As he approaches the three-week mark of his presidency, it’s not surprising that Obama remains somewhat in campaign mode. But it’s campaign mode without an obvious game plan and some of the eloquence that defined him as a candidate.

A president’s acceptance of personal responsibility is a welcome change from the past eight years. But the meltdown around Tom Daschle’s nomination as secretary of Health and Human Services reduced Obama from the elegant to the colloquial: “I screwed up.”

But it worked before, might it not work again? Well, it depends what “work” means. He already has his congressional majority, so it’s not likely a question of getting a bill passed. It will “work” to persuade Nancy Pelosi and Harry Reid, who needed no encouragement anyway, to spend a trillion dollars.  But if  “work” means that the approach will help the economy, then it gets dicier.  As Vennochi points out, “even the supposedly nonpartisan Congressional Budget Office is challenging Obama’s premise.
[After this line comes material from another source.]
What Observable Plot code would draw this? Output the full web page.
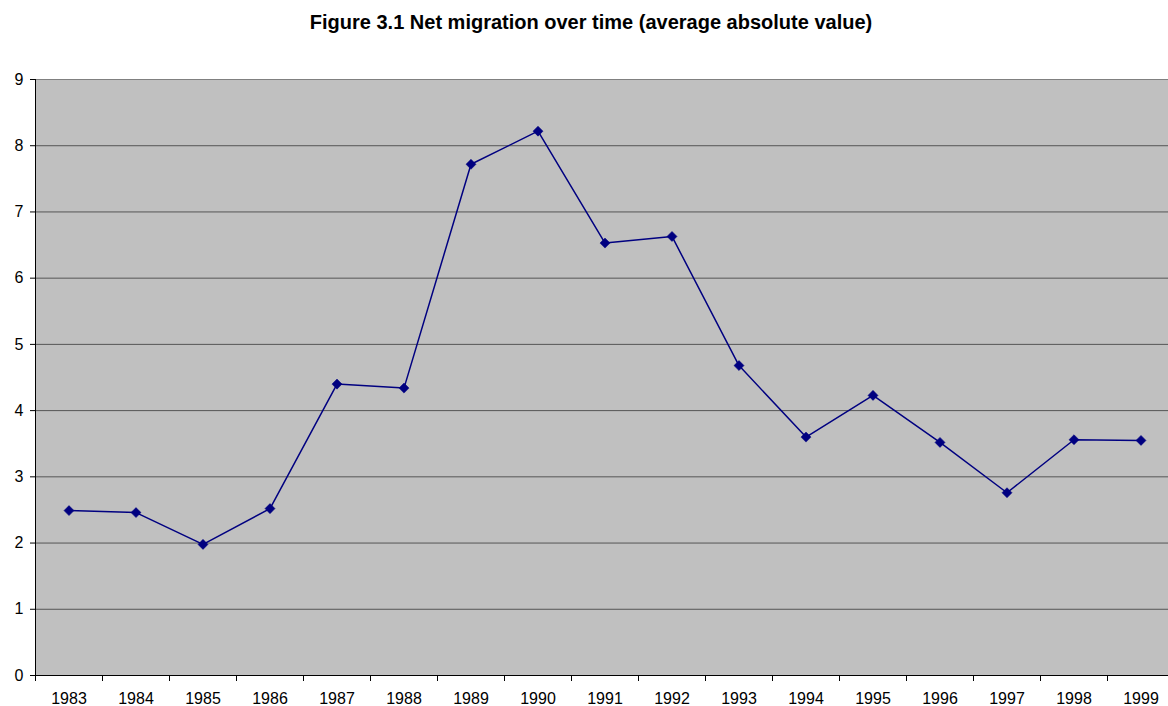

It put out word that his plan would help in the short run but would hurt over time, by vastly increasing government debt.”

And if  “work” means creating a super-majority which spans party lines and pushes the GOP out to the extreme right of the political spectrum, that seems unlikely so long as the president keeps pushing the pork-a-thon approach to the recession. The public, in poll after poll, has said they don’t like the current stimulus and want more tax cuts and less spending.

None of this seems remotely like what the Obama team promised during two years of campaigning and up through the transition.  Michael Goodwin chides Obama for resorting to “fear-mongering, a tactic he often accused former President George Bush of using.” He explains:

Nor will it be easy to persuade anyone he is nonideological after his turn to hard partisanship on just his 16th day in office. In a political hot-house atmosphere, he called House Speaker Nancy Pelosi “our rock” and “an extraordinary leader,” oblivious to her 18% approval rating. He claimed the stimulus she produced reflected “discipline,” meaning he’s either cynical or didn’t bother to read the turkey before embracing it.

He accused critics of pushing “tired arguments and worn ideas,” but there is nothing more tired than Washington’s wasteful spending. He wants to “name and shame” corporate fat cats who abuse taxpayer bailouts, but cheers his Dem mates for an outrageous tab that knows no precedent in our nation’s history.

Who is this guy? Where is the Barack Obama who charmed the country and challenged it to greatness?

Campaign tactics have their limitations, especially once you have beaten the hapless opponent. For now, the ones talking economic principles, arguing for a reasoned debate on the merits and resisting the invitation for a political food fight are the Republicans. It seems it is they, and they alone, who have put away “childish things.” It wasn’t supposed to be this way, we were told.